▶ _Work to complete_
Only the lines holding the string "Output" are needed. Copy each one.

▶ _Supplied entries_
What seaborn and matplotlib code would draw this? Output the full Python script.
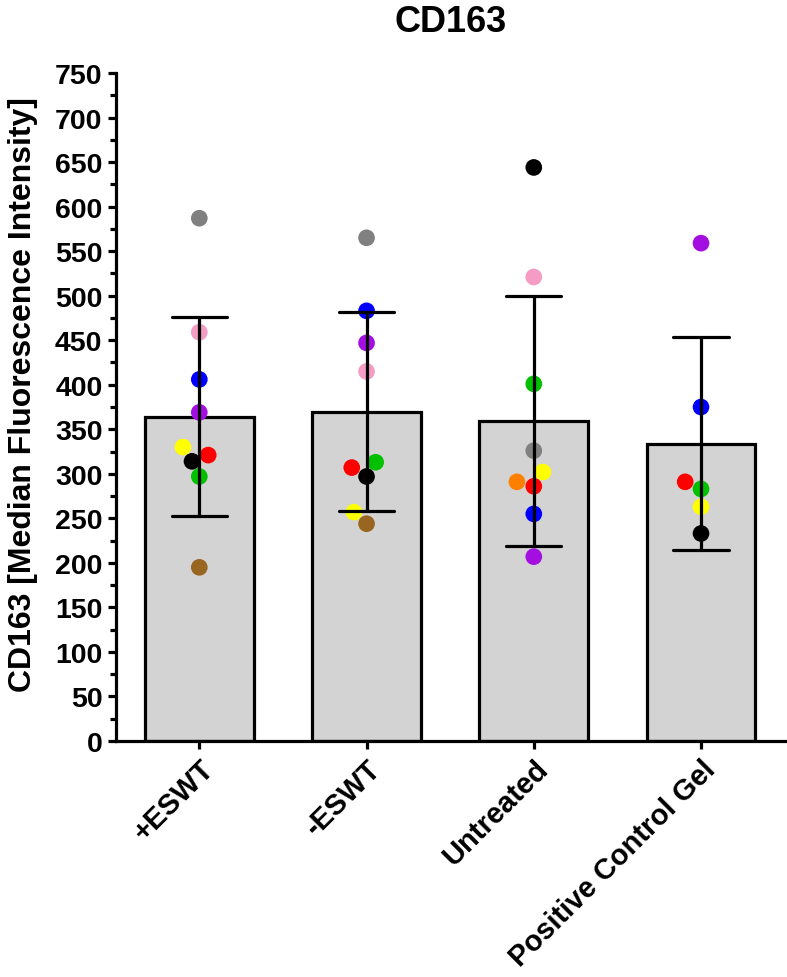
import seaborn as sns
import matplotlib.pyplot as plt
import pandas as pd
from matplotlib.ticker import MultipleLocator

groups = ["+ESWT", "-ESWT", "Untreated", "Positive Control Gel"]

# donor colours, same donor keeps the same colour across groups
GRAY, PINK, BLUE, PURPLE = "#808080", "#F59CC4", "#0000FF", "#A30FE0"
YELLOW, RED, BLACK, GREEN = "#FFFF00", "#FF0000", "#000000", "#00C000"
BROWN, ORANGE = "#996622", "#FF8000"

eswt_pos = [587, 459, 406, 369, 330, 321, 314, 297, 195]
eswt_pos_col = [GRAY, PINK, BLUE, PURPLE, YELLOW, RED, BLACK, GREEN, BROWN]
eswt_neg = [565, 483, 447, 415, 313, 307, 297, 257, 244]
eswt_neg_col = [GRAY, BLUE, PURPLE, PINK, GREEN, RED, BLACK, YELLOW, BROWN]
untreated = [644, 521, 401, 326, 302, 291, 286, 255, 207]
untreated_col = [BLACK, PINK, GREEN, GRAY, YELLOW, ORANGE, RED, BLUE, PURPLE]
pos_ctrl = [559, 375, 291, 283, 263, 233]
pos_ctrl_col = [PURPLE, BLUE, RED, GREEN, YELLOW, BLACK]

rows = []
for g, vals, cols in zip(groups,
                         [eswt_pos, eswt_neg, untreated, pos_ctrl],
                         [eswt_pos_col, eswt_neg_col, untreated_col, pos_ctrl_col]):
    for v, c in zip(vals, cols):
        rows.append({"group": g, "mfi": v, "donor": c})
df = pd.DataFrame(rows)

sns.set_style("ticks", {"axes.edgecolor": "black", "text.color": "black",
                        "axes.labelcolor": "black", "xtick.color": "black",
                        "ytick.color": "black"})
plt.rcParams["font.family"] = ["Liberation Sans", "DejaVu Sans"]
plt.rcParams["font.weight"] = "bold"

fig = plt.figure(figsize=(7.87, 9.78), dpi=100)
ax = fig.add_axes([0.147, 0.2413, 0.85, 0.683])

# bar = mean, error bar = SD
sns.barplot(data=df, x="group", y="mfi", order=groups, errorbar="sd",
            width=0.65, color="#D3D3D3", saturation=1, edgecolor="black",
            linewidth=2.3, capsize=0.33,
            err_kws={"color": "black", "linewidth": 2.3}, ax=ax)
for ln in ax.lines:
    ln.set_zorder(5)

sns.swarmplot(data=df, x="group", y="mfi", order=groups, hue="donor",
              palette={c: c for c in df["donor"].unique()}, size=12,
              legend=False, zorder=4, ax=ax)

ax.set_ylim(0, 750)
ax.set_xlim(-0.5, 3.5)
ax.yaxis.set_major_locator(MultipleLocator(50))
ax.yaxis.set_minor_locator(MultipleLocator(25))
sns.despine(ax=ax)
for s in ["left", "bottom"]:
    ax.spines[s].set_linewidth(2.3)
ax.tick_params(axis="both", which="major", width=2.3, length=6)
ax.tick_params(axis="y", which="minor", width=2.3, length=4)
ax.tick_params(axis="y", labelsize=20.5)
ax.tick_params(axis="x", labelsize=21)
plt.setp(ax.get_xticklabels(), rotation=45, ha="right",
         rotation_mode="anchor", fontweight="bold")
plt.setp(ax.get_yticklabels(), fontweight="bold")

ax.set_xlabel("")
ax.set_ylabel("CD163 [Median Fluorescence Intensity]", fontsize=23,
              fontweight="bold", labelpad=12)
ax.yaxis.label.set_y(0.52)
ax.set_title("CD163", fontsize=26, fontweight="bold", pad=30)

fig.savefig("out.png", dpi=100)
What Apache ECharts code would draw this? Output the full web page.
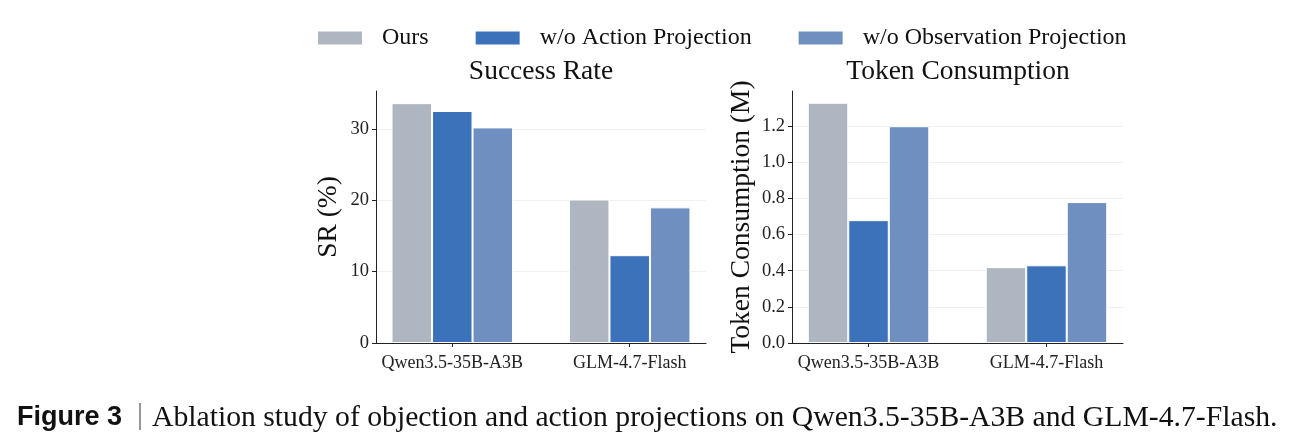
<!DOCTYPE html>
<html>
<head>
<meta charset="utf-8">
<script src="https://cdn.jsdelivr.net/npm/echarts@6/dist/echarts.min.js"></script>
<style>
  html, body { margin: 0; padding: 0; background: #fff; }
  #main { width: 1297px; height: 448px; }
</style>
</head>
<body>
<div id="main"></div>
<script>
// 数据
var models = ['Qwen3.5-35B-A3B', 'GLM-4.7-Flash'];
var seriesNames = ['Ours', 'w/o Action Projection', 'w/o Observation Projection'];
var srOurs = [33.6, 20.1];
var srNoAction = [32.5, 12.3];
var srNoObs = [30.2, 19.0];
var tokOurs = [1.33, 0.42];
var tokNoAction = [0.68, 0.43];
var tokNoObs = [1.20, 0.78];
var srTicks = [0, 10, 20, 30];
var tokTicks = [0, 0.2, 0.4, 0.6, 0.8, 1.0, 1.2];

var colors = ['#adb6c1', '#3b72b9', '#6f8fc0'];
var serif = '"Liberation Serif", "DejaVu Serif", serif';

var toPts = function (arr) {
	return arr.map(function (v, i) { return [i, v]; });
};

var xAxisOf = function (idx) {
	return {
		type: 'value',
		gridIndex: idx,
		min: -0.43,
		max: 1.43,
		splitLine: {show: false},
		axisLine: {onZero: false, lineStyle: {color: '#222', width: 1}},
		axisTick: {show: true, customValues: [0, 1], length: 4, lineStyle: {color: '#222'}},
		axisLabel: {
			customValues: [0, 1],
			color: '#222',
			fontFamily: serif,
			fontSize: 18,
			margin: 11,
			formatter: function (v) { return models[Math.round(v)]; }
		}
	};
};

var yAxisOf = function (idx, name, max, interval, ticks, digits, gap) {
	return {
		type: 'value',
		gridIndex: idx,
		min: 0,
		max: max,
		interval: interval,
		name: name,
		nameLocation: 'middle',
		nameGap: gap,
		nameTextStyle: {fontFamily: serif, fontSize: 27.5, color: '#111'},
		axisLine: {show: true, onZero: false, lineStyle: {color: '#222', width: 1}},
		axisTick: {show: true, customValues: ticks, length: 4, lineStyle: {color: '#222'}},
		axisLabel: {
			customValues: ticks,
			color: '#222',
			fontFamily: serif,
			fontSize: 18.5,
			margin: 7,
			formatter: function (v) { return digits ? v.toFixed(digits) : String(v); }
		},
		splitLine: {show: true, lineStyle: {color: '#f0f0f0', width: 1}}
	};
};

var barSeries = function (name, data, color, idx) {
	return {
		name: name,
		type: 'bar',
		xAxisIndex: idx,
		yAxisIndex: idx,
		barWidth: 40.5,
		barGap: '0%',
		itemStyle: {color: color, borderColor: '#fff', borderWidth: 1},
		data: toPts(data)
	};
};

var chart = echarts.init(document.getElementById('main'));
chart.setOption({
	animation: false,
	backgroundColor: '#fff',
	color: colors,
	legend: {
		top: 21,
		left: 311,
		itemWidth: 46,
		itemHeight: 15,
		itemGap: 45,
		icon: 'rect',
		textStyle: {fontFamily: serif, fontSize: 24, color: '#111', padding: [0, 0, 0, 14]},
		data: seriesNames
	},
	grid: [
		{left: 376, top: 91, width: 330, height: 252},
		{left: 792, top: 91, width: 331, height: 252}
	],
	xAxis: [xAxisOf(0), xAxisOf(1)],
	yAxis: [
		yAxisOf(0, 'SR (%)', 35.3, 10, srTicks, 0, 33),
		yAxisOf(1, 'Token Consumption (M)', 1.395, 0.2, tokTicks, 1, 36)
	],
	series: [
		barSeries(seriesNames[0], srOurs, colors[0], 0),
		barSeries(seriesNames[1], srNoAction, colors[1], 0),
		barSeries(seriesNames[2], srNoObs, colors[2], 0),
		barSeries(seriesNames[0], tokOurs, colors[0], 1),
		barSeries(seriesNames[1], tokNoAction, colors[1], 1),
		barSeries(seriesNames[2], tokNoObs, colors[2], 1)
	],
	graphic: [
		{type: 'text', x: 541, y: 72, style: {text: 'Success Rate', font: '27.5px ' + serif, fill: '#111', align: 'center', verticalAlign: 'middle'}},
		{type: 'text', x: 958, y: 72, style: {text: 'Token Consumption', font: '27.5px ' + serif, fill: '#111', align: 'center', verticalAlign: 'middle'}},
		{type: 'text', x: 17, y: 418, style: {text: 'Figure 3', font: 'bold 27px "Liberation Sans", Arial, sans-serif', fill: '#111', verticalAlign: 'middle'}},
		{type: 'rect', shape: {x: 139.5, y: 403, width: 1, height: 27}, style: {fill: '#333'}},
		{type: 'text', x: 152, y: 418, style: {text: 'Ablation study of objection and action projections on Qwen3.5-35B-A3B and GLM-4.7-Flash.', font: '29.7px ' + serif, fill: '#111', verticalAlign: 'middle'}}
	]
});
</script>
</body>
</html>
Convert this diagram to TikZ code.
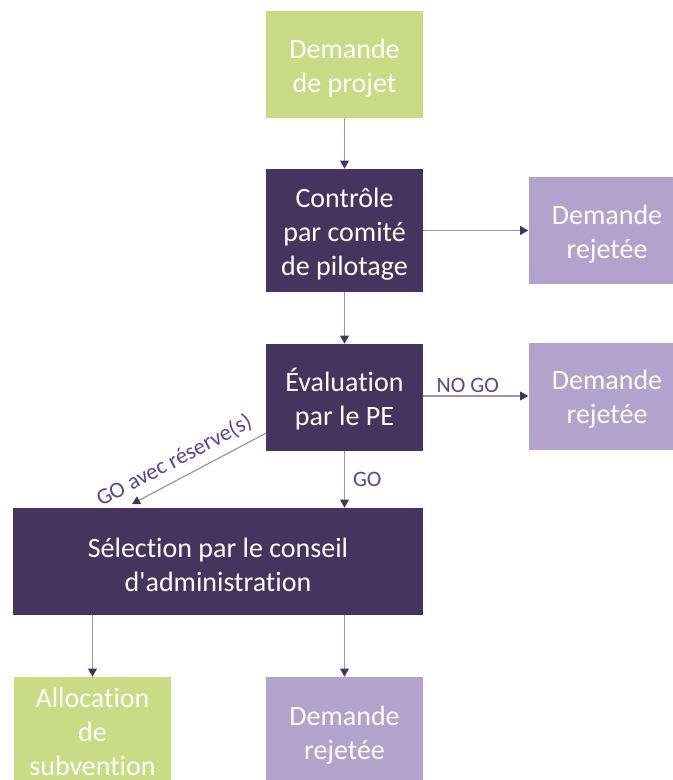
\documentclass[tikz,border=0pt]{standalone}
\usepackage{fontspec}
\setmainfont{Carlito}[Ligatures={TeXOff,CommonOff}]
\usetikzlibrary{arrows.meta,positioning}
\definecolor{vert}{HTML}{C8DC86}
\definecolor{violetfonce}{HTML}{47345E}
\definecolor{violetclair}{HTML}{B3A2CC}
\definecolor{trait}{HTML}{9E92B0}
\definecolor{etiq}{HTML}{5E4490}
% raise the first line so the text sits a little low in its box
\newcommand{\decal}{\rule{0pt}{20pt}}

\begin{document}
\begin{tikzpicture}[
    x=0.75pt, y=-0.75pt,
    box/.style={rectangle, minimum width=117.75pt, minimum height=80.25pt, align=center, text=white, inner sep=1pt,
        font=\fontsize{21}{25.5}\selectfont},
    vbox/.style={box, fill=vert},
    dbox/.style={box, fill=violetfonce},
    rbox/.style={box, fill=violetclair},
    arrow/.style={draw=trait, line width=0.9pt, -{Triangle[length=6pt,width=6.5pt,color=violetfonce]}},
    lab/.style={text=etiq, font=\fontsize{16.5}{19}\selectfont, inner sep=2pt}
]
    \useasboundingbox (0,0) rectangle (673,780);
    \clip (0,0) rectangle (673,780);

    \node[vbox] (demande) at (344.5, 64.5) {\decal Demande\\de projet};
    \node[dbox, minimum height=92.25pt] (controle) at (344.5, 230.5) {\decal Contrôle\\par comité\\de pilotage};
    \node[rbox] (rej1) at (607, 230.5) {\decal Demande\\rejetée};
    \node[dbox] (eval) at (344.5, 397.5) {\decal Évaluation\\par le PE};
    \node[rbox] (rej2) at (607, 396) {\decal Demande\\rejetée};
    \node[dbox, minimum width=307.5pt] (selection) at (218, 561.5) {\decal Sélection par le conseil\\d'administration};
    \node[vbox, minimum height=82.5pt] (allocation) at (92.5, 732) {Allocation\\de\\subvention};
    \node[rbox, minimum height=82.5pt] (rej3) at (344.5, 732) {\decal Demande\\rejetée};
    \coordinate (reserve) at (132, 504);

    \draw[arrow] (demande) -- (controle);
    \draw[arrow] (controle) -- (rej1);
    \draw[arrow] (controle) -- (eval);
    \draw[arrow] (eval.east |- rej2.west) -- node[lab, above, xshift=-6pt] (nogo) {NO GO} (rej2.west);
    \draw[arrow] (eval) -- node[lab, right, xshift=4pt] (go) {GO} (eval |- selection.north);
    \draw[arrow] ([yshift=13.5pt]eval.south west) -- node[lab, sloped, above=4pt, pos=0.62, font=\fontsize{17}{19}\selectfont] (goreserve) {GO avec réserve(s)} (reserve);
    \draw[arrow] (allocation |- selection.south) -- (allocation);
    \draw[arrow] (rej3 |- selection.south) -- (rej3);
\end{tikzpicture}
\end{document}
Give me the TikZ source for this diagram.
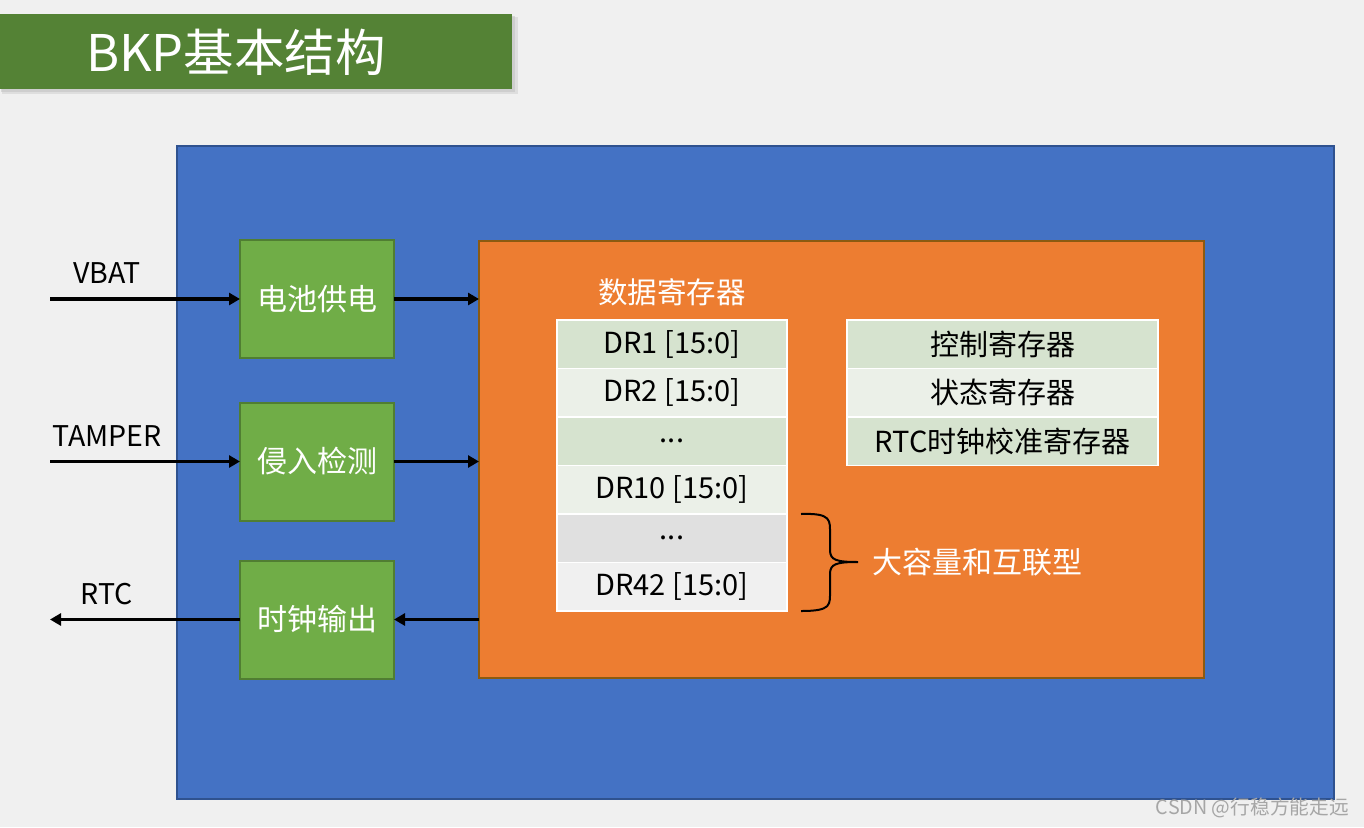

▶ _The response_
What seaborn and matplotlib code would draw this? Output the full Python script.
What Apache ECharts code would draw this? Output the full web page.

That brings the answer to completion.